Kissling has come to some answers through research he's done on the song "This Land Is Your Land," written in 1940 by Woody Guthrie. 

"I've looked at how teachers have taught the song, especially as it has a couple of verses that are referred to as 'protest' verses that aren't widely known," Kissling said. "The song's been in schools since the late '50s, but only a few stanzas. The ones that aren't in there wonder if 'this land was made for you and me.'"

Kissling said the call for the upcoming issue was framed around the "wondering if." 

"What does it mean to complicate patriotism?" Kissling said. "What does it mean if we say, 'this land made for you and me' if there are hungry people standing outside a relief office? The call was for people to wade into that complexity of patriotism. How are you teaching about it? How are you wrestling with it? The first part of the title of the issue is 'Am I Patriotic?'"

The song, Kissling said, is a cultural phenomenon. Kissling's research has included interviews with folk singer and social activist Pete Seeger; Woody Guthrie's daughter, Nora; and legendary recording artist Bruce Springsteen, who sings his own version of "This Land Is Your Land." 

One part of the upcoming edition is an audio link to Kissling's 2008 interview with Springsteen about that song, which Springsteen sang alongside Seeger on the steps of the Lincoln Memorial at former U.S. President Barack Obama's inauguration concert.
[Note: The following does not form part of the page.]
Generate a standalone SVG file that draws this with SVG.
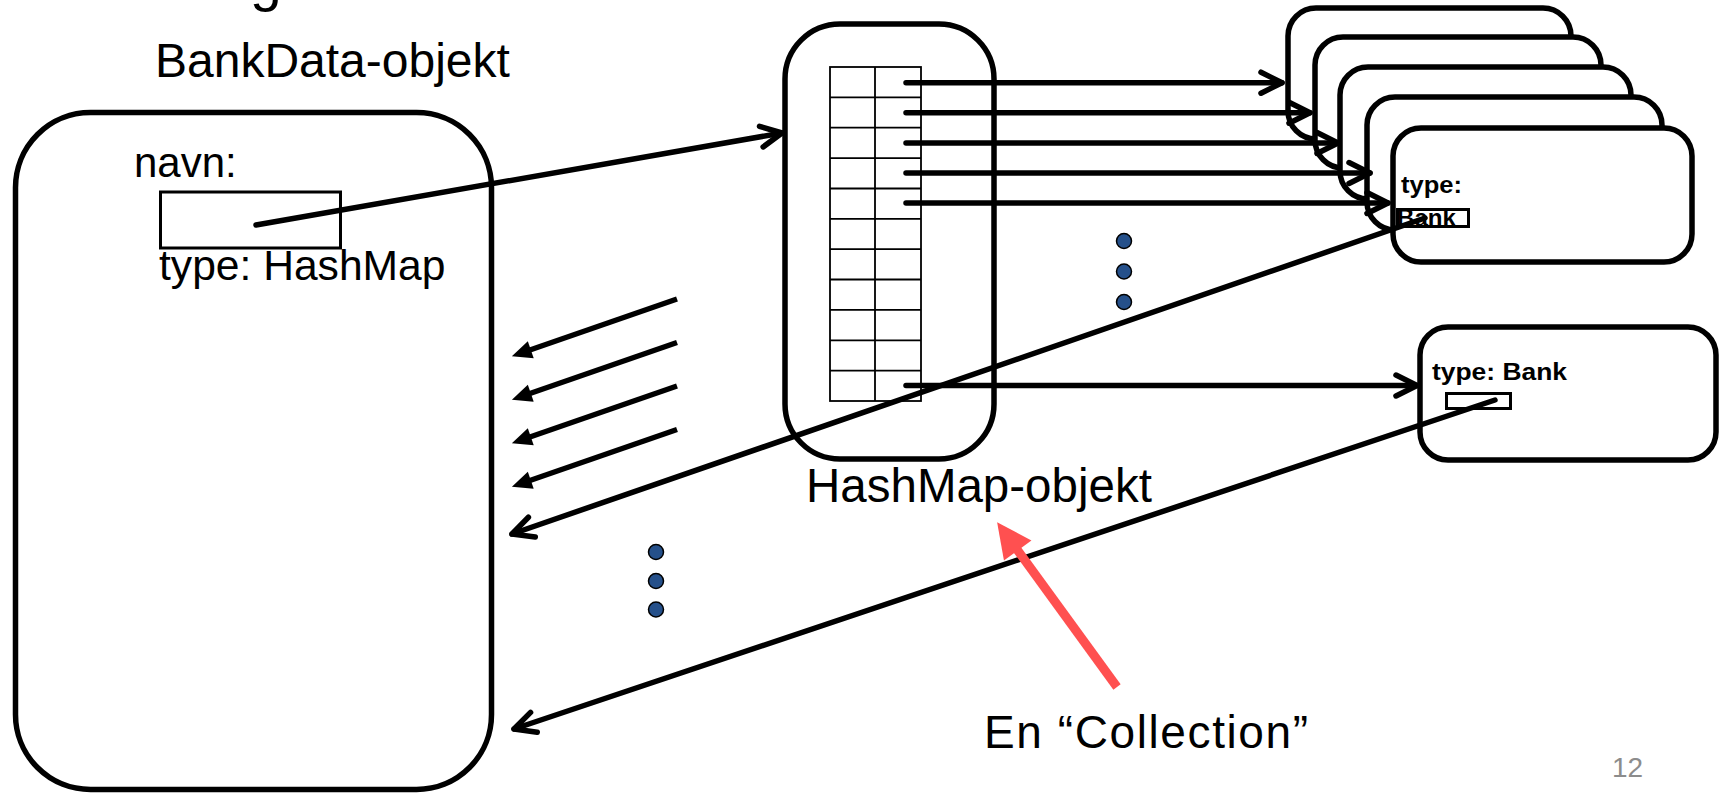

"I asked (Springsteen) where he learned that song and it was fascinating to hear him say he learned it from 'Hootenanny,' (a folk show that was on TV in 1963-64)," Kissling said. "Many people tuned in when the folk boom was starting to emerge. He talked about a relative of his who taught him how to play the guitar. He had one song book and on the first page was ‘This Land Is Your Land.’"

Springsteen told Kissling that reading about Woody Guthrie's social awareness and his commentary led him to put the song into his own shows. "The interview is really poetic and beautiful language; it's compelling," Kissling said. "My voice is in there very little. It's Bruce talking, it's storytelling and philosophizing … it's great stuff. 

"It's about what it means to be American, what it means to be patriotic. It's complicated. He wouldn't sing those protest verses initially, now he tends to sing them. He talks about how he was a product of Woody Guthrie and Elvis Presley, that the pink Cadillac was something he wanted to have."

In the upcoming issue, the interview with Springsteen stands alongside five peer-reviewed papers, four invited essays written by prominent educational scholars, and one graphic story about JROTC programs in schools.

"One of the invited essays is titled 'Patriotism and Dual Citizenship' and the author is thinking about being both a Mexican citizen and a U.S. citizen and what that means for her patriotism. It was important to me to complicate patriotism, for it not just to be in one national context."

This particular topic adheres to Bank Street's overall progressive mission, according to Boldt.

"I think Bank Street was founded with a very specific vision that's really important to them and that they hold onto and grow and cultivate," she said. The Occasional Papers are one manifestation of that commitment, and with thousands of readers in 126 countries and over 1,300 institutions, the impact of their commitment is far reaching and significant."